The Mathematics Curriculum in Primary and Lower Secondary Grades

At the time of the TIMSS 2015 assessment (which was administered in October to November 2014 in Australia), the curriculum was in a state of flux. The new Australian Curriculum had been implemented in some schools, but others still were using the version authored by the relevant state or territory curriculum body. The description that follows is a summary of the Australian Curriculum based on ACARA materials downloaded from the Australian Curriculum website in 2015.10 For information on prior versions of the curricula, please refer to earlier editions of the TIMSS Encyclopedia.11

In the Australian Curriculum, mathematics is organized around the interaction of three content strands and four proficiency strands. The content strands are Number and Algebra, Measurement and Geometry, and Statistics and Probability. They describe what is to be taught and learned. The proficiency strands are Understanding, Fluency, Problem Solving, and Reasoning. They describe how content is explored or developed—that is, the thinking and doing of mathematics. They provide language for discussing the developmental aspects of learning mathematics and have been incorporated into the content strand descriptions.

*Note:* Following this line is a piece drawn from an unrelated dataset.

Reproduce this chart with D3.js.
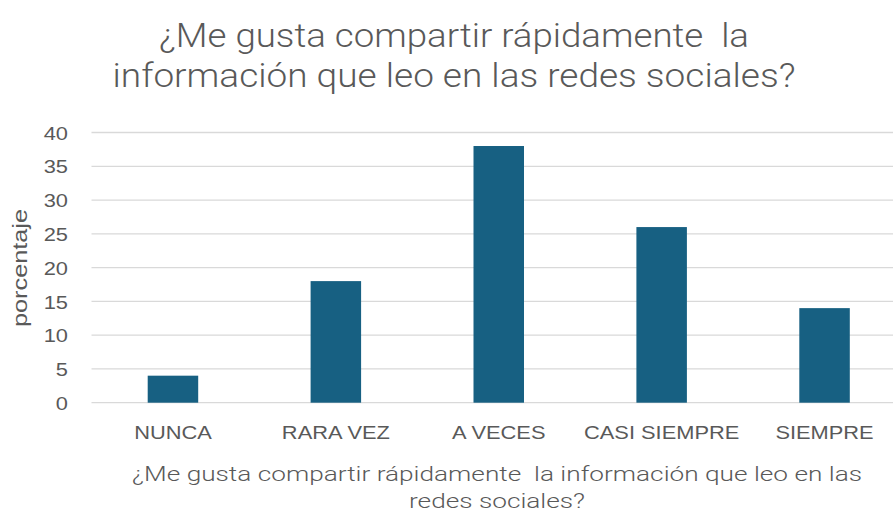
<!DOCTYPE html>
<html>
<head>
<meta charset="utf-8">
<script src="https://cdn.jsdelivr.net/npm/d3@7"></script>
<style>
  body { margin: 0; background: #fff; overflow: hidden; }
  text { fill: #595959; white-space: pre; }
</style>
</head>
<body>
<script>
const categories = ["NUNCA", "RARA VEZ", "A VECES", "CASI SIEMPRE", "SIEMPRE"];
const values = [4, 18, 38, 26, 14];
const yTicks = [0, 5, 10, 15, 20, 25, 30, 35, 40];
const titleLines = ["¿Me gusta compartir rápidamente  la", "información que leo en las redes sociales?"];
const xTitleLines = ["¿Me gusta compartir rápidamente  la información que leo en las", "redes sociales?"];
const yTitle = "porcentaje";

const width = 893;
const height = 514;
const plot = { left: 91.5, right: 906, top: 132.5, bottom: 402.7 };
const tickFont = "'Liberation Sans', Arial, sans-serif";
const titleFont = "Roboto, 'Open Sans', sans-serif";
const stretch = 1.18;

const svg = d3
  .select("body")
  .append("svg")
  .attr("width", width)
  .attr("height", height);

const xScale = d3
  .scaleBand()
  .domain(categories)
  .range([plot.left, plot.right])
  .paddingInner(0.69)
  .paddingOuter(0.345);

const yScale = d3.scaleLinear().domain([0, 40]).range([plot.bottom, plot.top]);

// gridlines
svg
  .append("g")
  .selectAll("line")
  .data(yTicks)
  .enter()
  .append("line")
  .attr("x1", plot.left)
  .attr("x2", plot.right)
  .attr("y1", (d) => yScale(d))
  .attr("y2", (d) => yScale(d))
  .attr("stroke", "#d9d9d9")
  .attr("stroke-width", 1.3);

// bars
svg
  .append("g")
  .selectAll("rect")
  .data(values)
  .enter()
  .append("rect")
  .attr("x", (d, i) => xScale(categories[i]))
  .attr("width", xScale.bandwidth())
  .attr("y", (d) => yScale(d))
  .attr("height", (d) => yScale(0) - yScale(d))
  .attr("fill", "#176082");

// widen tick labels a little to match the original
function widen(sel) {
  sel.each(function () {
    const len = this.getComputedTextLength();
    d3.select(this)
      .attr("textLength", len * stretch)
      .attr("lengthAdjust", "spacingAndGlyphs");
  });
}

// y axis labels
const yAxis = d3.axisLeft(yScale).tickValues(yTicks).tickSize(0).tickPadding(0);
const yG = svg
  .append("g")
  .attr("transform", "translate(" + (plot.left - 23.5) + ",0)")
  .call(yAxis);
yG.select(".domain").remove();
yG.selectAll("text")
  .attr("font-size", "18.5px")
  .attr("font-family", tickFont)
  .attr("fill", "#595959")
  .attr("dy", "0.36em")
  .call(widen);

// x axis labels
const xAxis = d3.axisBottom(xScale).tickSize(0).tickPadding(0);
const xG = svg
  .append("g")
  .attr("transform", "translate(0," + (plot.bottom + 36) + ")")
  .call(xAxis);
xG.select(".domain").remove();
xG.selectAll("text")
  .attr("font-size", "18.5px")
  .attr("font-family", tickFont)
  .attr("fill", "#595959")
  .attr("dy", null)
  .attr("y", 0)
  .call(widen);

// title
const titleWidths = [590, 683];
svg
  .append("g")
  .selectAll("text")
  .data(titleLines)
  .enter()
  .append("text")
  .attr("x", 454)
  .attr("y", (d, i) => 47 + i * 40)
  .attr("text-anchor", "middle")
  .attr("font-family", titleFont)
  .attr("font-weight", 300)
  .attr("font-size", "33px")
  .attr("textLength", (d, i) => titleWidths[i])
  .attr("lengthAdjust", "spacingAndGlyphs")
  .text((d) => d);

// x axis title
const xTitleWidths = [730, 176];
svg
  .append("g")
  .selectAll("text")
  .data(xTitleLines)
  .enter()
  .append("text")
  .attr("x", 497)
  .attr("y", (d, i) => 481 + i * 27)
  .attr("text-anchor", "middle")
  .attr("font-family", titleFont)
  .attr("font-weight", 300)
  .attr("font-size", "20px")
  .attr("textLength", (d, i) => xTitleWidths[i])
  .attr("lengthAdjust", "spacingAndGlyphs")
  .text((d) => d);

// y axis title
svg
  .append("text")
  .attr("transform", "translate(27,268) rotate(-90)")
  .attr("text-anchor", "middle")
  .attr("font-family", tickFont)
  .attr("font-size", "20px")
  .attr("textLength", 118)
  .attr("lengthAdjust", "spacingAndGlyphs")
  .text(yTitle);
</script>
</body>
</html>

This approach has been adopted to ensure students’ proficiency in mathematics develops and that their mathematical skills become increasingly sophisticated over their years of schooling.

The proficiency strands for mathematics in Year 4 may be summarized as follows:

  • Understanding—Making connections between representations of numbers, partitioning and combining numbers flexibly, extending place value to decimals, using appropriate language to communicate time, and describing properties of symmetrical shapes
  • Fluency—Recalling multiplication tables, communicating sequences of simple fractions, using instruments to measure accurately, creating patterns with shapes and their transformations, and collecting and recording data
  • Problem Solving—Formulating, modeling, and recording authentic situations involving operations; comparing large numbers; comparing durations of time; and using properties of numbers to continue patterns
  • Reasoning—Generalizing from properties of numbers and calculation results, deriving strategies for unfamiliar multiplication and division tasks, comparing angles, communicating information using graphical displays, and evaluating the appropriateness of different displays

The achievement standards for mathematics in Year 4 include the following skills: choosing appropriate strategies for calculations involving multiplication and division; recognizing common equivalent fractions in familiar contexts and making connections between fraction and decimal notations up to two decimal places; solving simple purchasing problems; identifying unknown quantities in number sentences; describing number patterns resulting from multiplication; comparing areas of regular and irregular shapes using informal units; solving time problems; interpreting maps; identifying dependent and independent events; describing different methods of data collection and representation, and evaluating their effectiveness; using properties of odd and even numbers; recalling multiplication facts up to and related division facts; locating familiar fractions on a number line; continuing number sequences involving multiples of single-digit numbers; using scaled instruments to measure temperature, length, shapes, and objects; converting between units of time; creating symmetrical shapes and patterns; classifying angles in relation to a right angle; listing the probabilities of everyday events; and constructing data displays from given or collected data.

The proficiency strands for mathematics in Year 8 may be summarized as follows:

  • Understanding—Describing patterns involving indices and recurring decimals, identifying commonalities between operations with algebra and arithmetic, connecting rules for linear relations and their graphs, explaining the purpose of statistical measures, and explaining measurements of perimeter and area
  • Fluency—Calculating accurately with simple decimals, indices, and integers, recognizing equivalence of common decimals and fractions including recurring decimals, factorizing and simplifying basic algebraic expressions, and evaluating perimeters, areas of common shapes and their volumes, and three-dimensional objects
  • Problem Solving—Formulating and modeling practical situations involving ratios, profit and loss, areas, and perimeters of common shapes, and using two-way tables and Venn diagrams to calculate probabilities
  • Reasoning—Justifying the result of a calculation or estimation as reasonable, deriving probability from its complement, using congruence to deduce properties of triangles, and estimating means and proportions of populations

The achievement standards for mathematics in Year 8 include the following skills: solving everyday problems involving rates, ratios, and percentages; recognizing index laws and applying them to whole numbers; describing rational and irrational numbers; solving problems involving profit and loss; making connections between expanding and factoring algebraic expressions; solving problems relating to the volume of prisms; making sense of time in real applications; identifying conditions for the congruence of triangles and deducing the properties of quadrilaterals; modeling authentic situations with two-way tables and Venn diagrams; choosing appropriate language to describe events and experiments; explaining issues related to the collection of data and the effect of outliers on means and medians in that data; using efficient mental and written strategies to carry out the four arithmetic operations with integers; simplifying a variety of algebraic expressions; solving linear equations and graphing linear relationships on the Cartesian plane; converting between units of measurement for area and volume; calculating the perimeter and area of parallelograms, rhombuses, and kites; naming the features of circles and calculating their area and circumference; determining complementary events; and calculating the sum of probabilities.